Its name was Kiki. I hated that cat. It was an all black bully-cat who would growl at you if you got anywhere near her while eating, refused to cuddle with anyone but my daughter, and seemed to enjoy running through doorways just as you were slamming the door. The poor thing would wail in pain as the door caught its body every time; and there were many. Now I’m no expert on feline behavior, but it seemed to me the cat just didn’t have much going for it and the ever increasing rush for the half-opened door was this creature’s ploy to gain sympathy from me. I hated that cat. However, as any mom can tell you, no matter how you feel about your child’s creatures; no matter what they are, no matter how irritating, dirty, or grotesque, that is of no consequence. How your children feel about the critter means everything. So you bite your lip, turn around, roll your eyes, and mumble under your breath when the kids aren’t looking. When they are looking, you smile and coo, “How cute!” That’s just what I did with Kiki. Kiki lived…correction…kiki was tolerated for a few months until one tragic day I drove past a lifeless black cat at the side of the road, an obvious victim of a careless driver about town. I knew my children’s hearts would be broken knowing their kitty was no more so I asked my husband to drive down and collect the body so we could let the kids say goodbye.

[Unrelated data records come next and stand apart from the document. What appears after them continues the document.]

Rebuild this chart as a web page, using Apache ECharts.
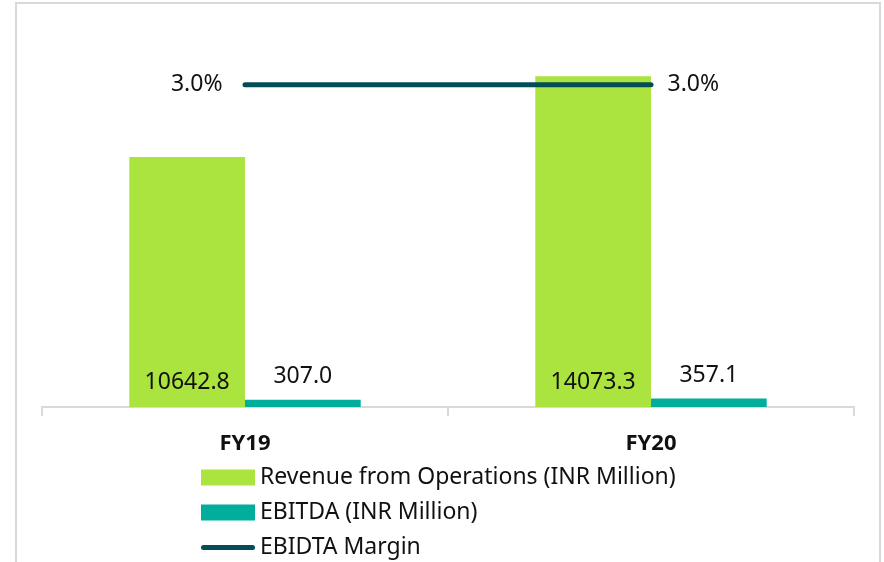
<!DOCTYPE html>
<html>
<head>
<meta charset="utf-8">
<script src="https://cdn.jsdelivr.net/npm/echarts@6/dist/echarts.min.js"></script>
<style>
  html, body { margin: 0; padding: 0; background: #fff; }
  #chart { width: 884px; height: 562px; }
</style>
</head>
<body>
<div id="chart"></div>
<script>
// categories and values
var years = ['FY19', 'FY20']
var revenue = [10642.8, 14073.3]
var ebitda = [307.0, 357.1]
var margin = [3.0, 3.0]

var font = 'Noto Sans'
var chart = echarts.init(document.getElementById('chart'))

// legend icon for the margin line: thick bar with round ends
var lineIcon = 'path://M2.5,0 h49 a2.5,2.5 0 0 1 0,5 h-49 a2.5,2.5 0 0 1 0,-5 z'

var option = {
  backgroundColor: '#fff',
  textStyle: { fontFamily: font },
  // light frame around the chart
  graphic: [{
    type: 'rect',
    shape: { x: 16, y: 3, width: 864, height: 600 },
    style: { fill: 'none', stroke: '#d9d9d9', lineWidth: 2 },
    silent: true
  }],
  grid: { left: 42, right: 30, top: 31, bottom: 155 },
  legend: {
    orient: 'vertical',
    left: 201,
    top: 466,
    padding: 0,
    itemGap: 12,
    itemWidth: 54,
    itemHeight: 16,
    symbolKeepAspect: true,
    textStyle: { fontFamily: font, fontSize: 23, color: '#111' },
    data: [
      { name: 'Revenue from Operations (INR Million)', icon: 'rect' },
      { name: 'EBITDA (INR Million)', icon: 'rect' },
      { name: 'EBIDTA Margin', icon: lineIcon }
    ]
  },
  xAxis: {
    type: 'category',
    data: years,
    axisLine: { lineStyle: { color: '#d9d9d9', width: 2 } },
    axisTick: { show: true, length: 9, lineStyle: { color: '#d9d9d9', width: 2 } },
    axisLabel: { fontFamily: font, fontSize: 22, fontWeight: 'bold', color: '#111', margin: 26 }
  },
  yAxis: [
    { type: 'value', min: 0, max: 16000, show: false, splitLine: { show: false } },
    { type: 'value', min: 0, max: 3.5, show: false, splitLine: { show: false } }
  ],
  series: [
    {
      name: 'Revenue from Operations (INR Million)',
      type: 'bar',
      data: revenue,
      barGap: '0%',
      barCategoryGap: '43%',
      itemStyle: { color: '#abe33f' },
      label: {
        show: true,
        position: 'insideBottom',
        distance: 13,
        fontFamily: font,
        fontSize: 23,
        color: '#111',
        formatter: function (p) { return p.value.toFixed(1) }
      }
    },
    {
      name: 'EBITDA (INR Million)',
      type: 'bar',
      data: ebitda,
      itemStyle: { color: '#00ae9b' },
      label: {
        show: true,
        position: 'top',
        distance: 12,
        fontFamily: font,
        fontSize: 23,
        color: '#111',
        formatter: function (p) { return p.value.toFixed(1) }
      }
    },
    {
      name: 'EBIDTA Margin',
      type: 'line',
      yAxisIndex: 1,
      data: margin.map(function (v, i) {
        return { value: v, label: { position: i === 0 ? 'left' : 'right', distance: i === 0 ? 22 : 16 } }
      }),
      z: 5,
      symbol: 'circle',
      symbolSize: 1,
      showSymbol: true,
      itemStyle: { color: '#024d56' },
      lineStyle: { color: '#024d56', width: 5, cap: 'round' },
      label: {
        show: true,
        fontFamily: font,
        fontSize: 23,
        color: '#111',
        formatter: function (p) { return p.value.toFixed(1) + '%' }
      }
    }
  ]
}

chart.setOption(option)
</script>
</body>
</html>
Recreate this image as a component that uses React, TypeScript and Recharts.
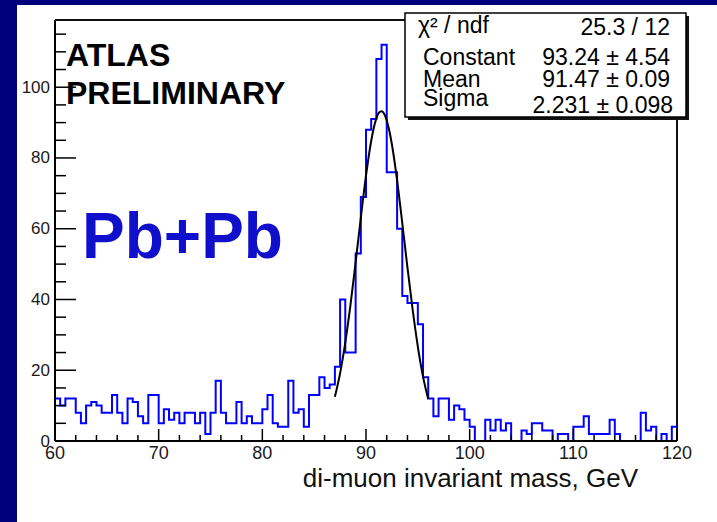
import React from 'react';
import { ComposedChart, Line, XAxis, YAxis, ReferenceLine } from 'recharts';

const FONT = '"Liberation Sans", Arial, Helvetica, sans-serif';
const NAVY = '#00007d';

// di-muon mass histogram, 0.5 GeV bins from 60 to 120 GeV
const X_MIN = 60;
const BIN_WIDTH = 0.5;
const counts = [
  12, 10, 12, 12, 8, 5, 10, 11, 10, 8, 8, 13, 8, 5, 12, 11, 7, 5, 13, 13,
  5, 9, 6, 8, 5, 8, 8, 5, 8, 2, 8, 17, 8, 5, 5, 11, 5, 7, 5, 5,
  9, 13, 5, 4, 4, 17, 8, 9, 4, 13, 13, 18, 15, 16, 21, 40, 25, 25, 53, 69,
  88, 91, 108, 112, 76, 76, 60, 41, 39, 39, 33, 18, 12, 7, 12, 12, 6, 10, 9, 6,
  4, 0, 0, 6, 3, 6, 3, 5, 0, 0, 3, 2, 5, 5, 3, 3, 0, 2, 2, 0,
  4, 4, 7, 2, 2, 2, 2, 6, 2, 0, 0, 0, 0, 8, 3, 4, 0, 2, 0, 4,
];

// gaussian fit curve
const fitMass = [87, 87.5, 88, 88.5, 89, 89.5, 90, 90.5, 90.75, 91, 91.25, 91.5, 91.75, 92, 92.25, 92.5, 93, 93.5, 94, 94.5, 95, 95.5, 96];
const fitValues = [12.5, 19.1, 27.8, 38.4, 50.5, 63.1, 75.0, 84.8, 88.5, 91.2, 92.8, 93.2, 92.5, 90.6, 87.7, 83.8, 73.7, 61.6, 49.0, 37.1, 26.7, 18.2, 11.9];

const xTicks = [60, 62, 64, 66, 68, 70, 72, 74, 76, 78, 80, 82, 84, 86, 88, 90, 92, 94, 96, 98, 100, 102, 104, 106, 108, 110, 112, 114, 116, 118, 120];
const yTicks = [0, 5, 10, 15, 20, 25, 30, 35, 40, 45, 50, 55, 60, 65, 70, 75, 80, 85, 90, 95, 100, 105, 110, 115];

const statRows = [
  ['χ² / ndf', '25.3 / 12'],
  ['Constant', '93.24 ± 4.54'],
  ['Mean', '91.47 ± 0.09'],
  ['Sigma', '2.231 ± 0.098'],
];

const histData = counts.map((c, i) => ({ mass: X_MIN + i * BIN_WIDTH, count: c }));
histData.push({ mass: X_MIN + counts.length * BIN_WIDTH, count: counts[counts.length - 1] });
const fitData = fitMass.map((m, i) => ({ mass: m, fit: fitValues[i] }));

const YTick = (props: any) => {
  const { x, y, payload } = props;
  const major = payload.value % 20 === 0;
  return (
    <g>
      <line x1={x} y1={y} x2={x + (major ? 21 : 11)} y2={y} stroke="#000" strokeWidth={1.5} />
      {major && (
        <text x={x - 5} y={y} textAnchor="end" dominantBaseline="central" fontSize={17} fill="#1a1a1a" fontFamily={FONT}>
          {payload.value}
        </text>
      )}
    </g>
  );
};

const XTick = (props: any) => {
  const { x, y, payload } = props;
  const major = payload.value % 10 === 0;
  return (
    <g>
      <line x1={x} y1={y} x2={x} y2={y - (major ? 12 : 6)} stroke="#000" strokeWidth={1.5} />
      {major && (
        <text x={x} y={y + 18} textAnchor="middle" fontSize={18} fill="#1a1a1a" fontFamily={FONT}>
          {payload.value}
        </text>
      )}
    </g>
  );
};

export default function App() {
  const rowY = [[33, 35], [65, 65], [87, 87], [106, 113]];
  return (
    <div style={{ position: 'absolute', left: 0, top: 0, width: 717, height: 522, background: NAVY, overflow: 'hidden' }}>
      <div style={{ position: 'absolute', left: 17, top: 5, width: 700, height: 517, background: '#fff' }} />
      <div style={{ position: 'absolute', left: 0, top: 0 }}>
        <ComposedChart width={717} height={522} margin={{ top: 20, right: 40, bottom: 51, left: 0 }}>
          <XAxis
            dataKey="mass"
            type="number"
            domain={[60, 120]}
            ticks={xTicks}
            interval={0}
            tickSize={0}
            tickMargin={0}
            tickLine={false}
            axisLine={{ stroke: '#000', strokeWidth: 2 }}
            tick={<XTick />}
            height={30}
            allowDataOverflow
          />
          <YAxis
            type="number"
            domain={[0, 119]}
            ticks={yTicks}
            interval={0}
            tickSize={0}
            tickMargin={0}
            tickLine={false}
            axisLine={{ stroke: '#000', strokeWidth: 2 }}
            tick={<YTick />}
            width={55}
            allowDataOverflow
          />
          <ReferenceLine y={119} stroke="#111" strokeWidth={2} />
          <ReferenceLine x={120} stroke="#111" strokeWidth={2} />
          <Line
            data={histData}
            dataKey="count"
            type="stepAfter"
            stroke="#0000ff"
            strokeWidth={2}
            dot={false}
            isAnimationActive={false}
          />
          <Line
            data={fitData}
            dataKey="fit"
            type="monotone"
            stroke="#000"
            strokeWidth={2}
            dot={false}
            isAnimationActive={false}
          />
        </ComposedChart>
      </div>
      <svg width={717} height={522} style={{ position: 'absolute', left: 0, top: 0, pointerEvents: 'none' }}>
        <g fontFamily={FONT}>
          <text x={66} y={66} fontSize={32} fontWeight="bold" fill="#000">ATLAS</text>
          <text x={66} y={104} fontSize={32} fontWeight="bold" fill="#000">PRELIMINARY</text>
          <text x={82} y={258} fontSize={64} fontWeight="bold" fill="#1010cc">Pb+Pb</text>
          <text x={638} y={487} fontSize={26} textAnchor="end" fill="#111">di-muon invariant mass, GeV</text>
          <rect x={408} y={16} width={281} height={104} fill="#111" />
          <rect x={405} y={13} width={281} height={104} fill="#fff" stroke="#000" strokeWidth={1.5} />
          {statRows.map((r, i) => (
            <g key={r[0]} fontSize={23} fill="#000">
              <text x={i === 0 ? 418 : 423} y={rowY[i][0]}>{r[0]}</text>
              <text x={i === 3 ? 673 : 670} y={rowY[i][1]} textAnchor="end">{r[1]}</text>
            </g>
          ))}
        </g>
      </svg>
    </div>
  );
}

As predicted, my children cried their tears over Kiki’s grave beneath the Oleanders. They each took turns saying what they loved about the cat and I even managed to choke out something like, “You made my kids so happy. Rest in peace.” Then I turned and silently thanked God that growling menace would not stand in my kitchen warning me to stay far away as it greedily gulped its food.

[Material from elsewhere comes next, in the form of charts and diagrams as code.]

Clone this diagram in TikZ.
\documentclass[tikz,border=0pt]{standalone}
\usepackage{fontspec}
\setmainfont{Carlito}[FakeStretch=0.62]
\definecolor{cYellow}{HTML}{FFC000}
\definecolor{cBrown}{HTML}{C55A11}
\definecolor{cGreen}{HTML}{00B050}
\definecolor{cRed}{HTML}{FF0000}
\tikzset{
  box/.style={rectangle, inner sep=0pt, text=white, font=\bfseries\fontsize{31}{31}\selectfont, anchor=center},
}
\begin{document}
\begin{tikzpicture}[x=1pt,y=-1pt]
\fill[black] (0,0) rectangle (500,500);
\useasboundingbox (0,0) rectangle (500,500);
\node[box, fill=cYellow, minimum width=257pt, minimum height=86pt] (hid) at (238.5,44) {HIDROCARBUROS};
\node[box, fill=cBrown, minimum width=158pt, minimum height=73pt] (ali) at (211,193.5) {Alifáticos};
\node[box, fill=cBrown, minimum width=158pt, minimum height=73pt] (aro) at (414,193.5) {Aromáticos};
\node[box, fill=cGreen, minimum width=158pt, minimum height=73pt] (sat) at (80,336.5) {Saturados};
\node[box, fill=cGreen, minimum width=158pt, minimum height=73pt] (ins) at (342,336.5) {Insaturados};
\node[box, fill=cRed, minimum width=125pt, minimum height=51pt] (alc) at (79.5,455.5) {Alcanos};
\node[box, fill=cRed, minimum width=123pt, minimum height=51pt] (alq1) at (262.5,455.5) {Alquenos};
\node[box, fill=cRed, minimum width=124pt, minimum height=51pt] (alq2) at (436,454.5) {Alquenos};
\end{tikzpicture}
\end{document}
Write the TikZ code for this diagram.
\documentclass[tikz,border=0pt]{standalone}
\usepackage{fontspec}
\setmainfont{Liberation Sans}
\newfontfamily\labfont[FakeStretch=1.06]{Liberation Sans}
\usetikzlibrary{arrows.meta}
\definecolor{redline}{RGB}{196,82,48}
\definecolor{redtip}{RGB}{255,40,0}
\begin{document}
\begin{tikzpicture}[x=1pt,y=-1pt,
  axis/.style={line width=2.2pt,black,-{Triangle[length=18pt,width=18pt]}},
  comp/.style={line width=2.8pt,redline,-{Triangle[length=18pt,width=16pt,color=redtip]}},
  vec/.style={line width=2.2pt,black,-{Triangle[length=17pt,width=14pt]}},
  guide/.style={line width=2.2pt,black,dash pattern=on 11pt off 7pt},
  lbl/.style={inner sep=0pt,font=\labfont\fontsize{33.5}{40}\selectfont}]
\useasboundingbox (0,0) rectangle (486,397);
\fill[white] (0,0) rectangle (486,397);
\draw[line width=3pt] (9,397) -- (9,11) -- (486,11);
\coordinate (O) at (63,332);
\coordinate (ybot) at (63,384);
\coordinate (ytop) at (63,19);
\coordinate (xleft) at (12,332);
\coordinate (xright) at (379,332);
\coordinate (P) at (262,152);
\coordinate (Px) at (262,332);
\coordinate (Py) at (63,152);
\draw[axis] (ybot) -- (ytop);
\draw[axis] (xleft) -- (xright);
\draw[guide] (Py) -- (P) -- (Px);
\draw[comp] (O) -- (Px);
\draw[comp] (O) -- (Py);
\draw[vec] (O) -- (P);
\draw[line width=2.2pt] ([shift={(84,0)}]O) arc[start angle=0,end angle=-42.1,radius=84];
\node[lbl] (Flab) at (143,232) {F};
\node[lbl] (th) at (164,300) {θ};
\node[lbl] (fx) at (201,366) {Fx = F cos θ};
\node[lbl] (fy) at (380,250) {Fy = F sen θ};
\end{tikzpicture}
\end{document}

We had a rather unexpected visitor later that night around dinnertime. Kiki strolled up and plopped herself on the front porch waiting to be served dinner. My husband and I looked at each other in horror realizing we had made a grave mistake; we buried someone else’s cat. My kids cooed joyfully and laughed at their misguided parents for the blunder. I’ll admit, we deserved it.
I don’t know whose cat we mourned and burried that day, but my Oleanders certainly are beautiful!